Lebanese Prime Minister Hassan Diab struck a defiant tone on Saturday, saying that he would “not resign” despite hitting a brick wall in negotiations for a bailout with the IMF as the country sinks deeper into its worst economic crisis.
“I will not resign,” Mr Diab, who has served as prime minister since January, told journalists after meeting Maronite Patriarch Bechara Rai.
Lebanese politicians, including two ministers affiliated with President Michel Aoun’s Free Patriotic Movement, have publicly discussed the possibility of the government’s resignation.
Government members questioned the “benefit of continuing in light of the lack of achievements”, Energy Minister Raymond Ghajar told a local radio station on July 4.
Others pushed for the return of former prime minister Saad Hariri, who stepped down on October 29 under the pressure of nationwide anti-government protests triggered by the economic crisis.
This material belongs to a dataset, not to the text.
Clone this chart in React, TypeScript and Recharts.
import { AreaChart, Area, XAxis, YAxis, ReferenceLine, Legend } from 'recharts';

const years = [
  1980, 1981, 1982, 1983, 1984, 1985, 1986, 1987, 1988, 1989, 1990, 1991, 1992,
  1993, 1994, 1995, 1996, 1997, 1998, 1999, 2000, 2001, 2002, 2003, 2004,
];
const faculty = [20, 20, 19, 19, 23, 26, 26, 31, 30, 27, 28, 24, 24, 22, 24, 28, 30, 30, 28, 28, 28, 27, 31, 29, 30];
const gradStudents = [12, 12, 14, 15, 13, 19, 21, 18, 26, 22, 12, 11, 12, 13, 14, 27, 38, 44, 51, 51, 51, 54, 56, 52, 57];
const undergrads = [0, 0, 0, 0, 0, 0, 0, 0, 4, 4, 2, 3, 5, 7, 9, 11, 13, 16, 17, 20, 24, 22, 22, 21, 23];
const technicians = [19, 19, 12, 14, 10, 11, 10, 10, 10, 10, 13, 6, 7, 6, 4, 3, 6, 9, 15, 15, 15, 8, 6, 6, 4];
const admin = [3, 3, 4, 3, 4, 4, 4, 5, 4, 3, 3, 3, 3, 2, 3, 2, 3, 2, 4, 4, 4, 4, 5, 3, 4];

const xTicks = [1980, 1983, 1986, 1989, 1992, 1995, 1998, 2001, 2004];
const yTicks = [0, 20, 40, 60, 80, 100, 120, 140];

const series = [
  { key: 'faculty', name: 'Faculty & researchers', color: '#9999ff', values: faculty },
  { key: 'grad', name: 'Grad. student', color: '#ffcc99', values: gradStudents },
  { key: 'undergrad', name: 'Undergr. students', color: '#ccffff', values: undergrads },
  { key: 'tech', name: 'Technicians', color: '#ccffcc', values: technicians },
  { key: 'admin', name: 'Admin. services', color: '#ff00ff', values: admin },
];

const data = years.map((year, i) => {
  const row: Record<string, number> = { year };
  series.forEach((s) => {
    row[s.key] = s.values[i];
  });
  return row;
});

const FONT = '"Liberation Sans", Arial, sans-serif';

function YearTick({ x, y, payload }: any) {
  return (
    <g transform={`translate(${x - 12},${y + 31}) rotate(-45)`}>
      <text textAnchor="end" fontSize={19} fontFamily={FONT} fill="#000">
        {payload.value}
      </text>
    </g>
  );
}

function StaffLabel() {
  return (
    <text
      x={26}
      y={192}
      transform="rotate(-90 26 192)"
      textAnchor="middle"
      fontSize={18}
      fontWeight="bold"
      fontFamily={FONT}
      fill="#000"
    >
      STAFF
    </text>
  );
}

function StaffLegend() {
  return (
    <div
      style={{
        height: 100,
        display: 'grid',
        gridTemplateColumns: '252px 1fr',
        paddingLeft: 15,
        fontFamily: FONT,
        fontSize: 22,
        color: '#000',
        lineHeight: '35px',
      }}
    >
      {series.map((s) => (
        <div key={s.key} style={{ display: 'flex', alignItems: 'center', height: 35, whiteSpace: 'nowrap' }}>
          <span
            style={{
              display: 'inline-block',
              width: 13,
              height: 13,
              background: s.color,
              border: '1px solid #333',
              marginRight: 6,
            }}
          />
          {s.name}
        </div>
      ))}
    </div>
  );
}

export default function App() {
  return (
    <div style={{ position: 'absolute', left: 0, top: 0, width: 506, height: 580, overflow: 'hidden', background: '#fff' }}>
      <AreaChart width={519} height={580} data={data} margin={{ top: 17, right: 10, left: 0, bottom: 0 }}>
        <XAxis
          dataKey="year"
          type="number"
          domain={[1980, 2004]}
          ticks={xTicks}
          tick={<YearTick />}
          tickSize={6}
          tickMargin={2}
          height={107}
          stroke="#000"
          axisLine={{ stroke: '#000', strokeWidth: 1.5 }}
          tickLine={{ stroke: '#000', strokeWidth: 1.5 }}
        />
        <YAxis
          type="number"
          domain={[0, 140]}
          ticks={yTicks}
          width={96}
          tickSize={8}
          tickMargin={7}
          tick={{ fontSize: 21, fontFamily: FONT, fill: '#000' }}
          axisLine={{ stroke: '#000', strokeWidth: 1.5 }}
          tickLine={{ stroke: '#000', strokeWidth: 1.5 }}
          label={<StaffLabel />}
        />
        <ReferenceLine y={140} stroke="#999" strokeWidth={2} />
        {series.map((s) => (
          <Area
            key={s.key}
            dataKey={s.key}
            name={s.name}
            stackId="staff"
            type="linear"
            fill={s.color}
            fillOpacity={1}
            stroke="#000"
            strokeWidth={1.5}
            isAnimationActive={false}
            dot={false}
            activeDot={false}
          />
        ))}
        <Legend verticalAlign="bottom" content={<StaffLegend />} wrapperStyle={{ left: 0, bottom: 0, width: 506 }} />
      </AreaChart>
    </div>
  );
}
Lebanon's currency crisis causes prices to rise
Mr Diab said that if he resigned, “an alternative would not be found easily. We will be a caretaker government for perhaps a year or two, and this is a crime against the country and against the Lebanese.”
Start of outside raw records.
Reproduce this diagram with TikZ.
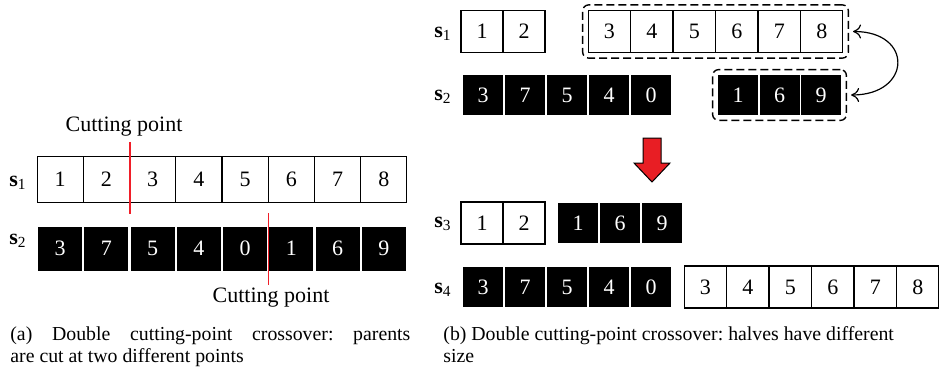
\documentclass[tikz,border=0pt]{standalone}
\usepackage{fontspec}
\setmainfont{Liberation Serif}[Scale=1.1]
\usepackage{tikz}
\usetikzlibrary{fit,arrows.meta}

\definecolor{cutred}{RGB}{240,30,40}
\definecolor{arrowred}{RGB}{232,30,36}

\begin{document}
\begin{tikzpicture}[x=0.5pt, y=-0.5pt,
    wcell/.style={draw, fill=white, line width=0.6pt, inner sep=0pt, minimum size=#1},
    wcell/.default=21pt,
    bcell/.style={fill=black, text=white, inner sep=0pt, minimum size=#1},
    bcell/.default=20pt,
    cutline/.style={cutred, line width=0.9pt},
    dashbox/.style={draw, dash pattern=on 4pt off 2pt, line width=0.7pt, rounded corners=3pt, inner sep=2.5pt},
    swaparrow/.style={{To[length=4pt,width=7pt]}-{To[length=4pt,width=7pt]}, line width=0.6pt, shorten <=2pt, shorten >=2pt},
    lbl/.style={inner sep=0pt},
    captext/.style={inner sep=0pt, anchor=north west, font=\small\frenchspacing}]
    \useasboundingbox (0,0) rectangle (940,374);

    % (a) parents cut at two different points
    \node[lbl] (sa1) at (18,183) {\textbf{s}\textsubscript{1}};
    \node[lbl] (sa2) at (18,241) {\textbf{s}\textsubscript{2}};
    \foreach \v [count=\i] in {1,2,3,4,5,6,7,8}
        \node[wcell=23pt] (p1c\i) at ({37+46.25*(\i-0.5)},179.5) {\v};
    \foreach \v [count=\i] in {3,7,5,4,0,1,6,9}
        \node[bcell=22pt] (p2c\i) at ({37+46.25*(\i-0.5)},248.5) {\v};
    \node[lbl, anchor=base] (cp1) at (124,131) {Cutting point};
    \node[lbl, anchor=base] (cp2) at (271,302) {Cutting point};
    \draw[cutline] ([yshift=7pt]p1c2.north east) -- ([yshift=-5.5pt]p1c2.south east);
    \draw[cutline] ([xshift=0.5pt,yshift=6.5pt]p2c5.north east) -- ([xshift=0.5pt,yshift=-7pt]p2c5.south east);

    % (b) halves of different size
    \node[lbl] (sb1) at (443,34) {\textbf{s}\textsubscript{1}};
    \node[lbl] (sb2) at (443,97) {\textbf{s}\textsubscript{2}};
    \node[lbl] (sb3) at (443,224) {\textbf{s}\textsubscript{3}};
    \node[lbl] (sb4) at (443,290) {\textbf{s}\textsubscript{4}};
    \foreach \v [count=\i] in {1,2}
        \node[wcell] (u1c\i) at ({461+42*(\i-0.5)},31.5) {\v};
    \foreach \v [count=\i] in {3,...,8}
        \node[wcell] (v1c\i) at ({588+42.5*(\i-0.5)},31.5) {\v};
    \foreach \v [count=\i] in {3,7,5,4,0}
        \node[bcell] (u2c\i) at ({483+42*(\i-1)},95) {\v};
    \foreach \v [count=\i] in {1,6,9}
        \node[bcell] (v2c\i) at ({738+41.5*(\i-1)},95) {\v};
    \node[dashbox, fit=(v1c1)(v1c6)] (box1) {};
    \node[dashbox, fit=(v2c1)(v2c3)] (box2) {};
    \draw[swaparrow] (box1.east) to[out=0, in=0, looseness=2.6] (box2.east);

    \draw[fill=arrowred, line width=0.5pt] (643,138) -- (661,138) -- (661,163) -- (670,163)
        -- (652,182) -- (634,163) -- (643,163) -- cycle;

    \foreach \v [count=\i] in {1,2}
        \node[wcell] (u3c\i) at ({461+42*(\i-0.5)},223) {\v};
    \foreach \v [count=\i] in {1,6,9}
        \node[bcell] (v3c\i) at ({578+42*(\i-1)},223) {\v};
    \foreach \v [count=\i] in {3,7,5,4,0}
        \node[bcell] (u4c\i) at ({483+42*(\i-1)},287) {\v};
    \foreach \v [count=\i] in {3,...,8}
        \node[wcell] (v4c\i) at ({684+42.5*(\i-0.5)},287) {\v};

    % captions
    \node[captext, text width=200pt, align=justify] (capa) at (10,326)
        {(a) Double cutting-point crossover: parents\linebreak are cut at two different points};
    \node[captext, align=left] (capb) at (443,326)
        {(b) Double cutting-point crossover: halves have different\\ size};
\end{tikzpicture}
\end{document}
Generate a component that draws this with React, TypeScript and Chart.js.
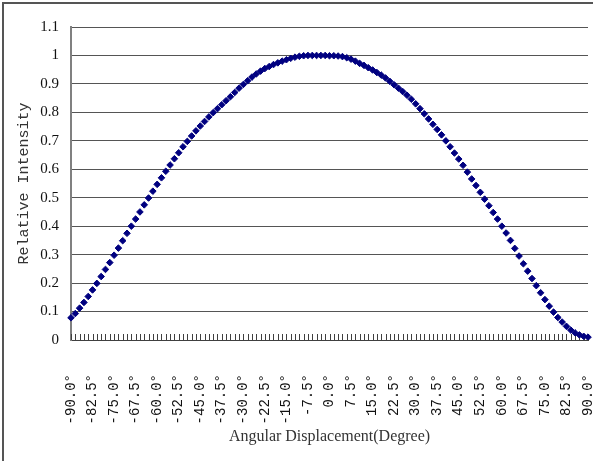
import React, { useEffect, useRef } from "react";
import { Chart, registerables } from "chart.js";

Chart.register(...registerables);

// Angular displacement categories (degrees)
const angles: number[] = [
  -90, -88.5, -87, -85.5, -84, -82.5, -81, -79.5, -78, -76.5,
  -75, -73.5, -72, -70.5, -69, -67.5, -66, -64.5, -63, -61.5,
  -60, -58.5, -57, -55.5, -54, -52.5, -51, -49.5, -48, -46.5,
  -45, -43.5, -42, -40.5, -39, -37.5, -36, -34.5, -33, -31.5,
  -30, -28.5, -27, -25.5, -24, -22.5, -21, -19.5, -18, -16.5,
  -15, -13.5, -12, -10.5, -9, -7.5, -6, -4.5, -3, -1.5,
  0, 1.5, 3, 4.5, 6, 7.5, 9, 10.5, 12, 13.5,
  15, 16.5, 18, 19.5, 21, 22.5, 24, 25.5, 27, 28.5,
  30, 31.5, 33, 34.5, 36, 37.5, 39, 40.5, 42, 43.5,
  45, 46.5, 48, 49.5, 51, 52.5, 54, 55.5, 57, 58.5,
  60, 61.5, 63, 64.5, 66, 67.5, 69, 70.5, 72, 73.5,
  75, 76.5, 78, 79.5, 81, 82.5, 84, 85.5, 87, 88.5,
  90,
];

// Relative intensity
const intensity: number[] = [
  0.078, 0.093, 0.112, 0.132, 0.153, 0.176, 0.199, 0.223, 0.248, 0.272,
  0.298, 0.323, 0.349, 0.375, 0.400, 0.425, 0.450, 0.475, 0.499, 0.523,
  0.547, 0.570, 0.593, 0.615, 0.637, 0.658, 0.679, 0.698, 0.717, 0.735,
  0.752, 0.768, 0.784, 0.799, 0.813, 0.827, 0.841, 0.855, 0.870, 0.885,
  0.898, 0.911, 0.924, 0.935, 0.945, 0.954, 0.961, 0.968, 0.974, 0.980,
  0.985, 0.990, 0.994, 0.997, 0.999, 1.0, 1.0, 1.0, 1.0, 1.0,
  0.999, 0.999, 0.998, 0.996, 0.992, 0.987, 0.980, 0.972, 0.965, 0.957,
  0.949, 0.940, 0.931, 0.921, 0.909, 0.897, 0.885, 0.873, 0.860, 0.846,
  0.830, 0.813, 0.795, 0.777, 0.758, 0.740, 0.721, 0.700, 0.679, 0.657,
  0.636, 0.614, 0.590, 0.566, 0.543, 0.519, 0.495, 0.472, 0.448, 0.425,
  0.400, 0.376, 0.350, 0.322, 0.295, 0.268, 0.242, 0.216, 0.191, 0.166,
  0.142, 0.119, 0.098, 0.079, 0.063, 0.048, 0.035, 0.025, 0.018, 0.013,
  0.010,
];

const LABEL_EVERY = 5;
const Y_MIN = 0;
const Y_MAX = 1.1;
const Y_STEP = 0.1;

const X_TITLE = "Angular Displacement(Degree)";
const Y_TITLE = "Relative Intensity";

const innerTicks = {
  id: "innerTicks",
  beforeDatasetsDraw(chart: any) {
    const xs = chart.scales.x;
    const { ctx, chartArea } = chart;
    ctx.save();
    ctx.strokeStyle = "#404040";
    ctx.lineWidth = 1;
    ctx.beginPath();
    for (let i = 0; i < angles.length; i++) {
      const x = Math.round(xs.getPixelForValue(i)) + 0.5;
      ctx.moveTo(x, chartArea.bottom);
      ctx.lineTo(x, chartArea.bottom - 6);
    }
    ctx.stroke();
    ctx.restore();
  },
};

export default function App() {
  const ref = useRef<HTMLCanvasElement>(null);

  useEffect(() => {
    document.body.style.margin = "0";
    document.body.style.overflow = "hidden";
    const canvas = ref.current;
    if (!canvas) return;
    const chart = new Chart(canvas, {
      type: "line",
      data: {
        labels: angles,
        datasets: [
          {
            data: intensity,
            showLine: false,
            pointStyle: "rectRot",
            pointRadius: 3.3,
            pointBorderWidth: 1,
            pointBackgroundColor: "#000080",
            pointBorderColor: "#000080",
          },
        ],
      },
      options: {
        responsive: false,
        animation: false,
        events: [],
        layout: { padding: { left: 0, top: 27, right: 3, bottom: 0 } },
        plugins: { legend: { display: false }, tooltip: { enabled: false } },
        scales: {
          x: {
            type: "category",
            offset: false,
            grid: { display: false },
            border: { display: true, color: "#404040", width: 1 },
            ticks: {
              autoSkip: false,
              maxRotation: 90,
              minRotation: 90,
              padding: 26,
              color: "#111",
              font: { family: "Liberation Mono", size: 14 },
              callback: (_v: any, i: number) =>
                i % LABEL_EVERY === 0 ? `${angles[i].toFixed(1)}°` : "",
            },
            title: {
              display: true,
              text: X_TITLE,
              color: "#333",
              font: { family: "Liberation Serif", size: 16 },
              padding: { top: 0, bottom: 15 },
            },
            afterFit: (s: any) => {
              s.height = 121;
              s.paddingLeft = 0;
              s.paddingRight = 0;
            },
          },
          y: {
            min: Y_MIN,
            max: Y_MAX,
            grid: { color: "#555", lineWidth: 1, drawTicks: false },
            border: { display: true, color: "#808080", width: 2 },
            ticks: {
              stepSize: Y_STEP,
              padding: 12,
              color: "#111",
              font: { family: "Liberation Serif", size: 15 },
              callback: (v: any) => String(Number(Number(v).toFixed(1))),
            },
            title: {
              display: true,
              text: Y_TITLE,
              color: "#333",
              font: { family: "Liberation Mono", size: 15 },
              padding: { top: 15, bottom: 0 },
            },
            afterFit: (s: any) => {
              s.width = 71;
            },
          },
        },
      },
      plugins: [innerTicks],
    });
    return () => chart.destroy();
  }, []);

  return (
    <div style={{ position: "relative", width: 593, height: 461, overflow: "hidden", background: "#fff" }}>
      <canvas ref={ref} width={593} height={461} style={{ display: "block", width: 593, height: 461 }} />
      <div
        style={{
          position: "absolute",
          left: 2,
          top: 2,
          right: -10,
          bottom: -10,
          borderLeft: "2px solid #555",
          borderTop: "2px solid #555",
          pointerEvents: "none",
        }}
      />
    </div>
  );
}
Negotiations to form a government or appoint a president in Lebanon can take months or years as political parties must reach a consensus to maintain the country’s delicate sectarian balance.
Mr Diab formally requested IMF assistance in early May, after announcing that the country would default on its debt for the first time, but the negotiations on a bailout have not moved forward. The IMF has blamed the deadlock on the lack of a unified Lebanese position on the losses of the country’s banking sector.
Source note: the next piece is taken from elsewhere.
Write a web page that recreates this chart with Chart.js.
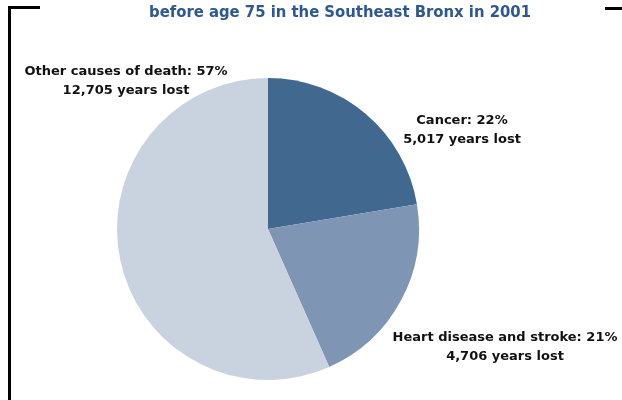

Starting last summer, a cash crisis has pushed Lebanon, one of the world's most indebted countries, into the worst economic and financial crisis in its modern history. Half of the Lebanese population is now living in poverty and the value of the local currency has dropped by roughly 80 per cent.
Mr Diab’s statement came after increasing criticism from Mr Rai of the Shiite Muslim party Hezbollah, one of the government’s most influential backers and an ally of President Aoun.
In an interview with Vatican News on Thursday, the Maronite patriarch said Hezbollah “sidelines the state, and declares war and peace wherever it chooses. It helped precipitate war in Syria, Iraq and Yemen.”
Mr Rai said the United States, European Union and Arab Gulf countries would not help Lebanon because they did not want their financial aid to be used by Iran-backed Hezbollah.
“That’s why we’re paying the price,” he told Vatican News.
Earlier in the week, Mr Rai met Iranian Ambassador to Lebanon Mohammad-Jalal Firouznia, who said that his country “does not intervene in internal Lebanese affairs”.
On Saturday, the patriarch reiterated calls for Lebanon to remain “neutral”, in what has been widely interpreted by Lebanese media as a criticism of Hezbollah's military interventions in the region.
His calls have been well received by Mr Hariri and the Lebanese Forces, a Christian party, but was rejected by Shiite clerics in their sermons on Friday, local media reported.
Mr Diab dismissed claims that his government was controlled by Hezbollah, likening them to “a broken record”.
“The topic of neutrality is political and needs a deep political dialogue between all parties in Lebanon,” he said.